Le début du tourisme de guerre dans les Ardennes
Affiche des Chemins de fer de l’Est
Cette affiche a rejoint les fonds iconographiques des Archives départementales des Ardennes au début d’année 2025 grâce à une opération de mécénat réalisée par la Société d’histoire des Ardennes. Elle est aujourd’hui cotée 21Fi 1438.
Il s’agit d’une publicité réalisée par la Compagnie des chemins de fer de l’Est pour attirer de nouveaux voyageurs sur ses lignes.
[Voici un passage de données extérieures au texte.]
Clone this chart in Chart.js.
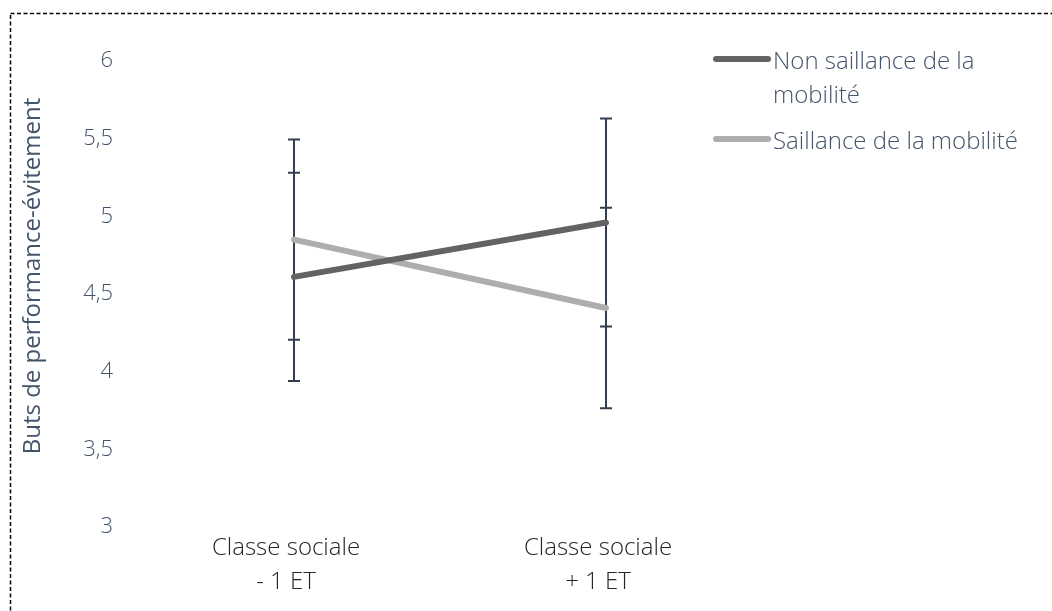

L’argument de vente est ici axé sur différents lieux liés aux conflits armés dans les Ardennes : « Visitez les Trois Champs de Bataille Rocroy (1643) Sedan (1870 & 1918) / les dernières batailles de 1918 / Les vallées de la Meuse et de la Semoy / La Suisse Ardennaise / L’Argonne : les Thermopyles Françaises / Champ de bataille / des américains ». Grâce au titre et textes, l’affiche peut être datée au début des années 1920. L’imprimeur est Devambez, une entreprise parisienne de gravure et d’édition de livres d’art. Cette maison était très prospère et travailla avec de nombreux artistes et institutions. Elle est aussi pionnière en ce qui concerne la production d’affiches, et documents commerciaux. Cette affiche était destinée au marché parisien puisque la durée du trajet depuis la gare de l’Est (2h30) est utilisée comme argument de vente. En outre, sont particulièrement mis en valeur l’attrait paysager des vallées de la Meuse et de la Semoy comparées à la « Suisse ardennaise » et le souvenir des champs de Bataille de la Grande Guerre en Argonne désignés comme les « Thermopyles françaises », faisant référence à la bataille mythique des Thermopyles, sous l’Antiquité, au cours de laquelle les soldats grecs combattirent l’armée perse jusqu’au sacrifice.
La mise en page est typique des affiches du tourisme ferroviaire de l’époque : une carte avec les lignes de chemins de fer et les arrêts possibles, des cartouches représentant les sites à visiter sous forme de gravures qui invoquent chacun, des particularités géographiques ou des références historiques : Rethel dévasté ; Charleville avec sa Place Ducale ; Givet et Charlemont ; Laifour et les Dames de Meuse ; Château-Regnault Bogny avec la Roche Bayard ; Bazeilles et la Maison des dernières cartouches ; le village d’Herpy l’Arlésienne dévasté ; Mézières où furent tirés les derniers obus du 11 novembre 1918 (alors qu’ils l’ont été à Vrigne-Meuse) ; le grand cimetière américain de Beaumont et de Létanne ; Vouziers en feu ; Attigny et la résidence de Charlemagne et où eut lieu le baptême de Witiking, chef des Saxons qui fut le principal adversaire du roi franc Charlemagne qui le convertit de force au christianisme. La Première Guerre mondiale est particulièrement évoquée puisque la moitié des 11 gravures évoque des sites qui lui sont liés.
Cette campagne de publicité s’insère dans un mouvement plus large, le développement du tourisme de guerre ou de mémoire. Dès avant la fin du conflit, un inventaire des sites remarquables est réalisé par l’architecte André Ventre dans la perspective d’une reconstruction à l’identique. Des guides à travers les vestiges des champs de batailles sont même édités comme la série des Guide bleus des champs de bataille par les frères Michelin publiée entre 1917 et 1920 (environ 30 guides et 2 millions d’exemplaires vendus). Dès lors cohabitent sur les sites meurtris les familles endeuillées, veuves, orphelins, soldats survivants en pèlerinage mais également, les premiers touristes.